Stir in the lentils, cover pot with a lid and cook for about 10 minutes, stirring just occasionally. Add the mushrooms and pepper strips and continue to cook. The puy lentils will take a while (30 minutes?) to cook but the good thing is they don't over-cook and go all slushy and dahl-like. You can do other things in the kitchen / nearby while this is cooking. Jamie Oliver would have whipped up a couple of side dishes, a drink and a dessert, but we were good. Just give it a stir now and then to make sure it doesn't stick to the bottom of the pan and add more water if needed.
When the lentils are soft enough (still firm but nice to eat) and it's looking good and stew-y, well, should be done!
I served ours with really bad homemade bread (hence no recipe) which the stew revived, and the boccocini. It doesn't need cheese at all, but the cheese needed to be eaten! If you want salt and pepper you can let people add their own at the table. Luc adds it automatically so better not to add it while cooking or he'd get twice as much; I didn't think it needed ANY.
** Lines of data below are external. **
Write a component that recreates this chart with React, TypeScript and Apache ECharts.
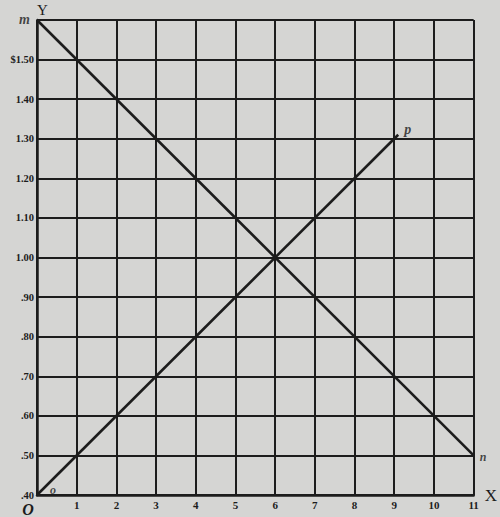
import React, { useEffect, useRef } from "react";
import * as echarts from "echarts";

// price scale, dollars
const yTicks = [0.4, 0.5, 0.6, 0.7, 0.8, 0.9, 1.0, 1.1, 1.2, 1.3, 1.4, 1.5, 1.6];
const xTicks = [0, 1, 2, 3, 4, 5, 6, 7, 8, 9, 10, 11];

// m -> n (falling line), o -> p (rising line)
const lineMN: [number, number][] = [
  [0, 1.6],
  [11, 0.5],
];
const lineOP: [number, number][] = [
  [0, 0.4],
  [9.1, 1.31],
];
const endNames = { mn: ["m", "n"], op: ["o", "p"] };

const INK = "#1c1c1c";
const SERIF = "'Liberation Serif', 'DejaVu Serif', serif";

function fmtY(v: number) {
  const r = Math.round(v * 100) / 100;
  if (Math.abs(r - 1.6) < 0.001) return "";
  if (Math.abs(r - 1.5) < 0.001) return "$1.50";
  if (r >= 1) return r.toFixed(2);
  return "." + Math.round(r * 100).toString();
}

export default function App() {
  const ref = useRef<HTMLDivElement>(null);

  useEffect(() => {
    if (!ref.current) return;
    const chart = echarts.init(ref.current, undefined, { renderer: "svg" });

    const pointLabel = (text: string, position: any, offset: number[], size = 14) => ({
      show: true,
      formatter: text,
      position,
      offset,
      color: INK,
      fontFamily: SERIF,
      fontStyle: "italic",
      fontWeight: "bold",
      fontSize: size,
    });

    const lineSeries = (data: [number, number][]) => ({
      type: "line",
      symbol: "none",
      lineStyle: { color: INK, width: 2.6 },
      data,
    });

    chart.setOption({
      animation: false,
      backgroundColor: "#d5d5d3",
      grid: { left: 37, right: 23, top: 20, bottom: 20, show: false },
      xAxis: {
        type: "value",
        min: xTicks[0],
        max: xTicks[xTicks.length - 1],
        interval: 1,
        name: "X",
        nameLocation: "end",
        nameGap: 2,
        nameTextStyle: {
          color: INK,
          fontFamily: SERIF,
          fontSize: 17,
          verticalAlign: "middle",
          padding: [0, 0, 8, 0],
        },
        axisLine: { show: true, lineStyle: { color: INK, width: 2.5 } },
        axisTick: { show: false },
        splitLine: { show: true, lineStyle: { color: INK, width: 2 } },
        axisLabel: {
          margin: 4,
          color: INK,
          fontFamily: SERIF,
          fontWeight: "bold",
          fontSize: 11,
          formatter: (v: number) => (v === 0 ? "{o|O}" : String(v)),
          rich: {
            o: {
              fontFamily: SERIF,
              fontStyle: "italic",
              fontWeight: "bold",
              fontSize: 16,
              color: INK,
              padding: [2, 18, 0, 0],
            },
          },
        },
      },
      yAxis: {
        type: "value",
        min: yTicks[0],
        max: yTicks[yTicks.length - 1],
        interval: 0.1,
        name: "Y",
        nameLocation: "end",
        nameGap: 3,
        nameTextStyle: {
          color: INK,
          fontFamily: SERIF,
          fontSize: 15,
          align: "left",
        },
        axisLine: { show: true, lineStyle: { color: INK, width: 2.5 } },
        axisTick: { show: false },
        splitLine: { show: true, lineStyle: { color: INK, width: 2 } },
        axisLabel: {
          margin: 3,
          color: INK,
          fontFamily: SERIF,
          fontWeight: "bold",
          fontSize: 10.5,
          formatter: fmtY,
        },
      },
      series: [
        lineSeries(lineMN),
        lineSeries(lineOP),
        {
          // letters naming the ends of the two lines
          type: "scatter",
          symbol: "circle",
          symbolSize: 2,
          itemStyle: { color: "transparent" },
          clip: false,
          silent: true,
          data: [
            { value: lineMN[0], label: pointLabel(endNames.mn[0], "left", [-1, -1]) },
            { value: lineMN[1], label: pointLabel(endNames.mn[1], "right", [0, 2], 12) },
            { value: lineOP[0], label: pointLabel(endNames.op[0], "right", [7, -5], 12) },
            { value: lineOP[1], label: pointLabel(endNames.op[1], "right", [0, -5]) },
          ],
        },
      ],
    });

    return () => chart.dispose();
  }, []);

  return (
    <div
      ref={ref}
      style={{ position: "fixed", left: 0, top: 0, width: 500, height: 517 }}
    />
  );
}
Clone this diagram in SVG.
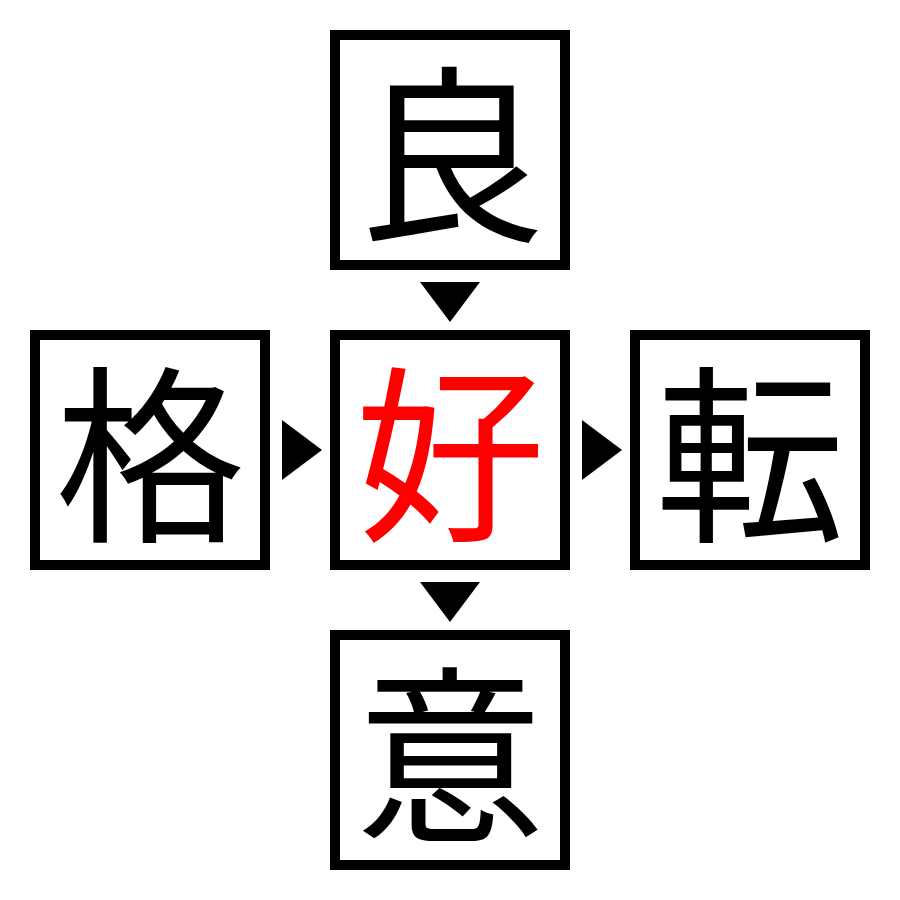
<svg xmlns="http://www.w3.org/2000/svg" width="900" height="900" viewBox="0 0 900 900">
<style>
.box{fill:#fff;stroke:#000;stroke-width:10}
.ch{font-family:"Noto Sans CJK JP","Noto Sans CJK SC",sans-serif;font-size:190px;text-anchor:middle;dominant-baseline:central;fill:#000}
.red{fill:#ff0000}
.tri{fill:#000}
</style>
<rect width="900" height="900" fill="#fff"/>
<g id="node-top"><rect class="box" x="335" y="35" width="230" height="230"/><text class="ch" x="450" y="144">良</text></g>
<g id="node-left"><rect class="box" x="35" y="335" width="230" height="230"/><text class="ch" x="150" y="444">格</text></g>
<g id="node-center"><rect class="box" x="335" y="335" width="230" height="230"/><text class="ch red" x="450" y="444">好</text></g>
<g id="node-right"><rect class="box" x="635" y="335" width="230" height="230"/><text class="ch" x="750" y="444">転</text></g>
<g id="node-bottom"><rect class="box" x="335" y="635" width="230" height="230"/><text class="ch" x="450" y="744">意</text></g>
<g id="connectors">
<polygon class="tri" points="420,282 480,282 450,322"/>
<polygon class="tri" points="420,582 480,582 450,622"/>
<polygon class="tri" points="282,420 282,480 322,450"/>
<polygon class="tri" points="582,420 582,480 622,450"/>
</g>
</svg>
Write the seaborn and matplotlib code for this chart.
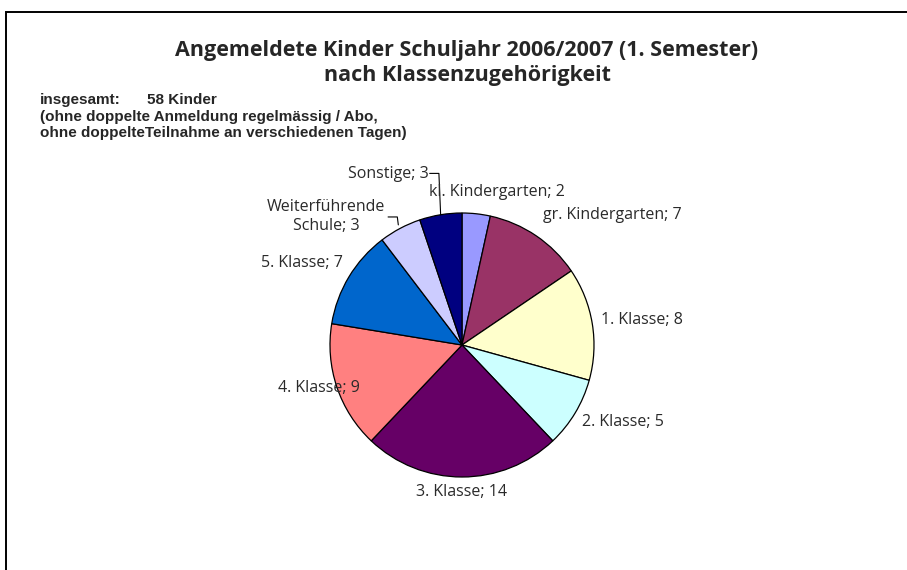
import numpy as np
import matplotlib
matplotlib.use("Agg")
import matplotlib.pyplot as plt
from matplotlib.patches import Rectangle
import seaborn as sns

# Data
categories = ["kl. Kindergarten", "gr. Kindergarten", "1. Klasse", "2. Klasse",
              "3. Klasse", "4. Klasse", "5. Klasse", "Weiterführende\nSchule", "Sonstige"]
counts = [2, 7, 8, 5, 14, 9, 7, 3, 3]
colors = ["#9999FF", "#993366", "#FFFFCC", "#CCFFFF", "#660066",
          "#FF8080", "#0066CC", "#CCCCFF", "#000080"]

title = "Angemeldete Kinder Schuljahr 2006/2007 (1. Semester)\nnach Klassenzugehörigkeit"
note_lines = ["(ohne doppelte Anmeldung regelmässig / Abo,",
              "ohne doppelteTeilnahme an verschiedenen Tagen)"]

# label placement (data units, radius = 1): x, y, ha
label_pos = [(-0.25, 1.16, "left"), (0.61, 0.985, "left"), (1.05, 0.19, "left"),
             (0.91, -0.585, "left"), (0.0, -1.115, "center"), (-0.775, -0.325, "right"),
             (-0.905, 0.62, "right"), (-1.03, 0.975, "center"), (-0.255, 1.295, "right")]

sns.set_theme(style="white")
plt.rcParams["font.family"] = ["Open Sans", "DejaVu Sans"]

W, H = 907, 570
fig = plt.figure(figsize=(W / 100, H / 100), dpi=100)
fig.patch.set_facecolor("white")

# pie axes: center at (462, 345) px, radius 132 px
r_px = 132
half = 200
ax = fig.add_axes([(462 - half) / W, (H - 345 - half) / H, 2 * half / W, 2 * half / H])

wedges, _ = ax.pie(counts, colors=colors, startangle=90, counterclock=False,
                   radius=1, wedgeprops=dict(edgecolor="black", linewidth=0.9))

lim = half / r_px
ax.set_xlim(-lim, lim)
ax.set_ylim(-lim, lim)
ax.set_aspect("equal")
ax.axis("off")

for cat, n, (x, y, ha) in zip(categories, counts, label_pos):
    ax.text(x, y, f"{cat}; {n}", ha=ha, va="center", fontsize=11.5,
            color="#2a2a2a", linespacing=1.3)

# leader lines for small slices
def edge_point(w, f=1.0):
    ang = np.deg2rad((w.theta1 + w.theta2) / 2)
    return f * np.cos(ang), f * np.sin(ang)

ex, ey = edge_point(wedges[8], 1.0)
ax.plot([-0.245, -0.175, ex], [1.30, 1.30, ey], color="black", lw=0.8)
ex, ey = edge_point(wedges[7], 1.03)
ax.plot([-0.56, -0.49, ex], [0.97, 0.97, ey], color="black", lw=0.8)

# title and notes
fig.text(467 / W, 1 - 63 / H, title, ha="center", va="center", fontsize=15.5,
         fontweight="bold", linespacing=1.25)
fig.text(40 / W, 1 - 100 / H, "insgesamt:", ha="left", va="center", fontsize=11,
         fontweight="bold", family="Liberation Sans")
fig.text(147 / W, 1 - 100 / H, "58 Kinder", ha="left", va="center", fontsize=11,
         fontweight="bold", family="Liberation Sans")
for i, line in enumerate(note_lines):
    fig.text(40 / W, 1 - (117 + 16.5 * i) / H, line, ha="left", va="center",
             fontsize=11, fontweight="bold", family="Liberation Sans")

# chart frame (right and bottom edges fall outside the image)
fig.add_artist(Rectangle((6 / W, -0.1), 1.2, 1.1 - 12 / H, transform=fig.transFigure,
                         fill=False, edgecolor="black", linewidth=1.4))

fig.savefig("out.png", dpi=100)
*I just had a jar of these peppers (cheap at the Re store, Perth people) but if you don't you could leave them out, or, even better, if you have real peppers/capsicums, you could chop and add them with the fennel, or, best of all, you could roast or grill them till blackened, leave to cool in a plastic bag or container (the trapped steam helps loosen the skin from the flesh), peel off the skin, core, and chop up the flesh into chunks or strips - voila, your own roast peppers! You just need a bit more time for this.
Likewise, you could use chopped fresh tomatoes instead of tinned and reduce down your own homemade tomato paste but that takes a lot more time and work and besides, it's not tomato season.


I made a quick entree while the stew cooked. It was using fruit in season - persimmon and tamarillo, and avocado which is still in the markets and affordable right now. I love, love, love persimmons which, besides being delicious, have a beautiful star design when sliced across. When I did a homestay in Seoul, my host, the lovely Mrs Kim, used to bring her boys and I snacks of fresh fruit, peeled and sliced. It was amazing how the simple and elegant presentation made me see fruit in a whole new light - a dish in its own right. Thank you Kim family and Korea for sharing the gift of persimmon appreciation!